Pour son premier film américain, l’homme s’est sérieusement calmé sur les expérimentations formelles en tout genre – filtres, accélérations, travellings circulaires à 360°… – par rapport à ses
précédents films, tels Versus ou Godzilla final wars qui finissaient invariablement par devenir à un certain point irregardables. Kitamura exagère certes encore
sur les plans de coupe du métro fonçant dans les tunnels (il y en a quoi, trente, quarante dans le film ?), mais la majeure partie du temps il sait s’en tenir à son rôle d’illustrateur et de
soutien du script.
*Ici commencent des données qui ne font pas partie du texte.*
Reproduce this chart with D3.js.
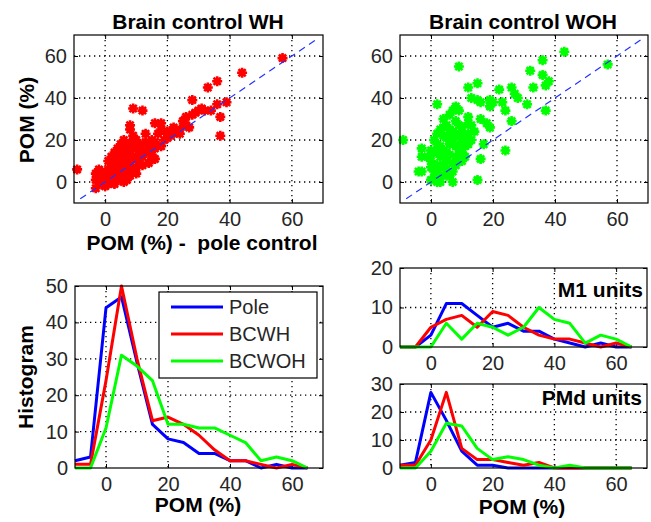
<!DOCTYPE html>
<html lang="en">
<head>
  <meta charset="UTF-8" />
  <title>POM histograms</title>
  <style>
    body { margin: 0; background: #fff; }
    svg { font-family: "Liberation Sans", Arial, sans-serif; display: block; }
    .tick text { font-size: 20px; fill: #262626; font-family: "Liberation Sans", Arial, sans-serif; }
    .lbl { font-size: 21px; font-weight: bold; fill: #000; }
    .leg { font-size: 20px; fill: #262626; }
  </style>
</head>
<body>
  <svg id="fig" width="651" height="522"></svg>
  <script src="https://cdn.jsdelivr.net/npm/d3@7"></script>
  <script>
    // histogram bin centres (POM %)
    const bins = [-10, -5, 0, 5, 10, 15, 20, 25, 30, 35, 40, 45, 50, 55, 60, 65];

    // all units
    const allPole  = [2, 3, 44, 47, 29, 12, 8, 7, 4, 4, 2, 2, 0, 1, 0, 0];
    const allBCWH  = [1, 1, 24, 50, 30, 13, 14, 12, 9, 5, 2, 2, 1, 0, 1, 0];
    const allBCWOH = [0, 0, 11, 31, 28, 24, 12, 12, 11, 11, 9, 7, 2, 3, 2, 0];

    // M1 units
    const m1Pole  = [0, 0, 3, 11, 11, 8, 5, 6, 4, 4, 2, 1, 0, 1, 0, 0];
    const m1BCWH  = [0, 0, 5, 7, 8, 5, 9, 8, 5, 3, 2, 2, 1, 0, 1, 0];
    const m1BCWOH = [0, 0, 0, 6, 2, 6, 5, 3, 5, 10, 7, 6, 1, 3, 2, 0];

    // PMd units
    const pmdPole  = [1, 2, 27, 17, 6, 1, 1, 0, 0, 0, 0, 0, 0, 0, 0, 0];
    const pmdBCWH  = [1, 1, 10, 27, 7, 3, 3, 2, 1, 2, 0, 0, 0, 0, 0, 0];
    const pmdBCWOH = [0, 0, 6, 16, 15, 7, 3, 4, 3, 1, 0, 1, 0, 0, 0, 0];

    const seriesNames = ["Pole", "BCWH", "BCWOH"];
    const seriesColors = ["#0000ff", "#ff0000", "#00ff00"];

    // scatter: POM pole control (x) vs brain control with hand (y)
    const whX = [-9, 57, 44, 33, 36, 28, 39, 36, 37, 37, 31, 32, 28, 26, 25, 27, 24, 22, 21, 20, 19, 18, 16, 13, 9, 12, 8, 8, 10, 16, 16, 15, 18, 19, 14, 12, 30, 29, 34, 26, 24, 20, 22,
      5, 4, 3, 8, 9, 11, 6, 4, 1, 2, -3, -3, -1, -3, 3, 5, 6, 1, 0, 11, 15, 7, 5, 2, 0, 1, 3, 4, 6, 7, 9, 10, 8, 2, 4, 6, 0, -1, 3, 7, 9, 10, 12, 11, 13, 2, 5, 8, -2, 1, 3, 7, 9, 6, 4, 12, 14, 10, 5, 7, -2, 3, 6, 8,
      17, 15, 9, 11, 13, 4, 2, -1, 6, 8, 10, 14, 16, 18, 7, 5];
    const whY = [6, 59, 52, 45, 48, 39, 38, 37, 31, 22, 35, 34, 32, 31, 29, 26, 23, 26, 22, 21, 24, 28, 28, 23, 35, 34, 27, 25, 20, 16, 11, 13, 17, 20, 18, 15, 34, 33, 34, 27, 25, 24, 23,
      18, 14, 11, 15, 12, 14, 7, 6, 4, 8, 4, 1, -1, -3, 1, 3, 0, -1, -2, 9, 11, 10, 10, 2, 1, 6, 5, 9, 12, 14, 17, 11, 8, 12, 16, 16, 4, 2, -1, 4, 6, 16, 12, 18, 15, 0, 1, 3, 6, 10, 14, 18, 20, 20, 3, 8, 14, 7, 5, 1, 0, 8, 9, 12,
      23, 20, 22, 17, 19, 12, 6, 5, 3, 6, 4, 9, 19, 25, 7, 13];

    // scatter: POM pole control (x) vs brain control without hand (y)
    const wohX = [-9, 43, 36, 57, 9, 32, 36, 38, 37, 15, 12, 22, 26, 27, 28, 33, 13, 15, 16, 19, 20, 19, 23, 24, 31, 37, 2, 8, 9, 7, 6, 26, 16, 18, 19, 12, 13, 10, 12, 4, 5, 3, 2, 17, 24, 16, 15, -3, -3, -4, -3, 0, 2, 6, 7, 10, 11,
      1, 2, 3, 4, 5, 6, 7, 3, 5, 8, 9, 0, 2, 4, 6, 8, 10, 1, 7, 3, 9, 5, 0, 2, 4, 6, 8, 10, 1, 3, 5, 7, 9, 11, 8, 6, 4, 2, 12, -1, 0, 3, 5, 1, 7, 9, 11, 13, 14, 10, 12, 8];
    const wohY = [20, 62, 58, 56, 55, 53, 51, 48, 46, 47, 45, 44, 45, 42, 40, 45, 40, 39, 38, 39, 38, 36, 38, 34, 37, 34, 37, 36, 34, 34, 32, 29, 30, 28, 26, 31, 27, 23, 23, 30, 27, 25, 23, 18, 15, 11, 1, 16, 12, 5, 5, 1, 0, 3, 0, 14, 17,
      5, 8, 12, 15, 10, 18, 20, 3, 6, 12, 16, 10, 18, 22, 25, 8, 19, 14, 5, 0, 22, 14, 7, 4, 8, 13, 17, 10, 20, 17, 21, 24, 27, 21, 29, 22, 26, 15, 18, 12, 15, 7, 3, 2, 9, 13, 12, 20, 24, 26, 28, 23];

    const scatterTicks = [0, 20, 40, 60];
    const histXTicks = [0, 20, 40, 60];
    const allYTicks = [0, 10, 20, 30, 40, 50];
    const m1YTicks = [0, 10, 20];
    const pmdYTicks = [0, 10, 20, 30];

    const svg = d3.select("#fig");

    // MATLAB-like axes: box, dotted grid, inward ticks on all sides
    function makeAxes(p) {
      const x = d3.scaleLinear().domain(p.xDomain).range([p.left, p.right]);
      const y = d3.scaleLinear().domain(p.yDomain).range([p.bottom, p.top]);
      const g = svg.append("g");

      const grid = g.append("g")
        .attr("stroke", "#000")
        .attr("stroke-width", 1.3)
        .attr("stroke-dasharray", "1.3,3.7");
      p.xTicks.forEach(function(t) {
        if (t <= p.xDomain[0] || t >= p.xDomain[1]) return;
        grid.append("line").attr("x1", x(t)).attr("x2", x(t)).attr("y1", p.top).attr("y2", p.bottom);
      });
      p.yTicks.forEach(function(t) {
        if (t <= p.yDomain[0] || t >= p.yDomain[1]) return;
        grid.append("line").attr("y1", y(t)).attr("y2", y(t)).attr("x1", p.left).attr("x2", p.right);
      });

      g.append("g")
        .attr("transform", "translate(0," + p.bottom + ")")
        .call(d3.axisBottom(x).tickValues(p.xTicks).tickSizeInner(-4).tickSizeOuter(0).tickPadding(9));
      g.append("g")
        .attr("transform", "translate(" + p.left + ",0)")
        .call(d3.axisLeft(y).tickValues(p.yTicks).tickSizeInner(-4).tickSizeOuter(0).tickPadding(7));
      g.append("g")
        .attr("transform", "translate(0," + p.top + ")")
        .call(d3.axisTop(x).tickValues(p.xTicks).tickSizeInner(-4).tickSizeOuter(0).tickFormat(""));
      g.append("g")
        .attr("transform", "translate(" + p.right + ",0)")
        .call(d3.axisRight(y).tickValues(p.yTicks).tickSizeInner(-4).tickSizeOuter(0).tickFormat(""));

      g.selectAll(".domain").remove();
      g.selectAll(".tick line").attr("stroke", "#000");
      g.selectAll(".tick text").attr("font-size", 20).attr("fill", "#262626");

      const plot = svg.append("g");
      svg.append("rect")
        .attr("x", p.left).attr("y", p.top)
        .attr("width", p.right - p.left).attr("height", p.bottom - p.top)
        .attr("fill", "none").attr("stroke", "#000").attr("stroke-width", 1.2);
      return { x: x, y: y, plot: plot };
    }

    function starPath(r) {
      const d = r * 0.72;
      return "M" + (-r) + ",0L" + r + ",0M0," + (-r) + "L0," + r +
        "M" + (-d) + "," + (-d) + "L" + d + "," + d + "M" + (-d) + "," + d + "L" + d + "," + (-d);
    }

    function scatterPanel(p, xs, ys, color) {
      const a = makeAxes(p);
      const pts = xs.map(function(v, i) { return { x: v, y: ys[i] }; });
      const marks = a.plot.selectAll("g.pt")
        .data(pts)
        .enter()
        .append("g")
        .attr("class", "pt")
        .attr("transform", function(d) { return "translate(" + a.x(d.x) + "," + a.y(d.y) + ")"; });
      marks.append("circle").attr("r", 3.6).attr("fill", color);
      marks.append("path").attr("d", starPath(5))
        .attr("stroke", color).attr("stroke-width", 2.6).attr("fill", "none");

      // unity line
      a.plot.append("line")
        .attr("x1", a.x(-8)).attr("y1", a.y(-8))
        .attr("x2", a.x(68)).attr("y2", a.y(68))
        .attr("stroke", "#2233ff").attr("stroke-width", 1.2)
        .attr("stroke-dasharray", "7,5");
      return a;
    }

    function histPanel(p, series) {
      const a = makeAxes(p);
      const line = d3.line()
        .x(function(d, i) { return a.x(bins[i]); })
        .y(function(d) { return a.y(d); });
      series.forEach(function(s, k) {
        a.plot.append("path")
          .datum(s)
          .attr("d", line)
          .attr("fill", "none")
          .attr("stroke", seriesColors[k])
          .attr("stroke-width", 3)
          .attr("stroke-linejoin", "round");
      });
      return a;
    }

    // top left
    scatterPanel({ left: 74, right: 323, top: 35, bottom: 203, xDomain: [-10, 70], yDomain: [-10, 70],
      xTicks: scatterTicks, yTicks: scatterTicks }, whX, whY, "#ff0000");
    svg.append("text").attr("class", "lbl").attr("x", 198).attr("y", 29).attr("text-anchor", "middle").text("Brain control WH");
    svg.append("text").attr("class", "lbl").attr("x", 202).attr("y", 250).attr("text-anchor", "middle").attr("xml:space", "preserve").text("POM (%) -  pole control");
    svg.append("text").attr("class", "lbl").attr("transform", "translate(34,120) rotate(-90)").attr("text-anchor", "middle").text("POM (%)");

    // top right
    scatterPanel({ left: 400, right: 648, top: 35, bottom: 203, xDomain: [-10, 70], yDomain: [-10, 70],
      xTicks: scatterTicks, yTicks: scatterTicks }, wohX, wohY, "#00ff00");
    svg.append("text").attr("class", "lbl").attr("x", 523).attr("y", 29).attr("text-anchor", "middle").text("Brain control WOH");

    // bottom left: all units
    histPanel({ left: 75, right: 323, top: 286, bottom: 468, xDomain: [-10, 70], yDomain: [0, 50],
      xTicks: histXTicks, yTicks: allYTicks }, [allPole, allBCWH, allBCWOH]);
    svg.append("text").attr("class", "lbl").attr("x", 198).attr("y", 512).attr("text-anchor", "middle").text("POM (%)");
    svg.append("text").attr("class", "lbl").attr("transform", "translate(33,377) rotate(-90)").attr("text-anchor", "middle").text("Histogram");

    // legend
    const legend = svg.append("g");
    legend.append("rect").attr("x", 159).attr("y", 292).attr("width", 158).attr("height", 86)
      .attr("fill", "#fff").attr("stroke", "#000").attr("stroke-width", 1.2);
    seriesNames.forEach(function(name, i) {
      const ly = 307 + i * 27;
      legend.append("line").attr("x1", 171).attr("x2", 223).attr("y1", ly).attr("y2", ly)
        .attr("stroke", seriesColors[i]).attr("stroke-width", 3);
      legend.append("text").attr("class", "leg").attr("x", 229).attr("y", ly + 7).text(name);
    });

    // M1 units
    histPanel({ left: 400, right: 647, top: 268, bottom: 347, xDomain: [-10, 70], yDomain: [0, 20],
      xTicks: histXTicks, yTicks: m1YTicks }, [m1Pole, m1BCWH, m1BCWOH]);
    svg.append("text").attr("class", "lbl").attr("x", 643).attr("y", 297).attr("text-anchor", "end").text("M1 units");

    // PMd units
    histPanel({ left: 400, right: 647, top: 384, bottom: 468, xDomain: [-10, 70], yDomain: [0, 30],
      xTicks: histXTicks, yTicks: pmdYTicks }, [pmdPole, pmdBCWH, pmdBCWOH]);
    svg.append("text").attr("class", "lbl").attr("x", 642).attr("y", 405).attr("text-anchor", "end").text("PMd units");
    svg.append("text").attr("class", "lbl").attr("x", 522).attr("y", 514).attr("text-anchor", "middle").text("POM (%)");
  </script>
</body>
</html>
Son inaptitude à mettre en place une photographie et des cadrages neutres donne une indéniable énergie même aux scènes de transition les plus fades ; son montage cut
et son usage de la caméra subjective rendent les meurtres jouissifs ; et son initiative de ne nous donner qu’un aperçu, quasi-impressionniste (un brasier rougeoyant, des ombres qui passent, un
monticule de cadavres dans la pénombre…), du monde infernal où nous mène le Midnight meat train place le film pile à la bonne distance entre le soufflé qui se dégonfle – ne pas
en montrer assez – et le ridicule involontaire – en montrer trop.

 

Les commentaires sont fermés.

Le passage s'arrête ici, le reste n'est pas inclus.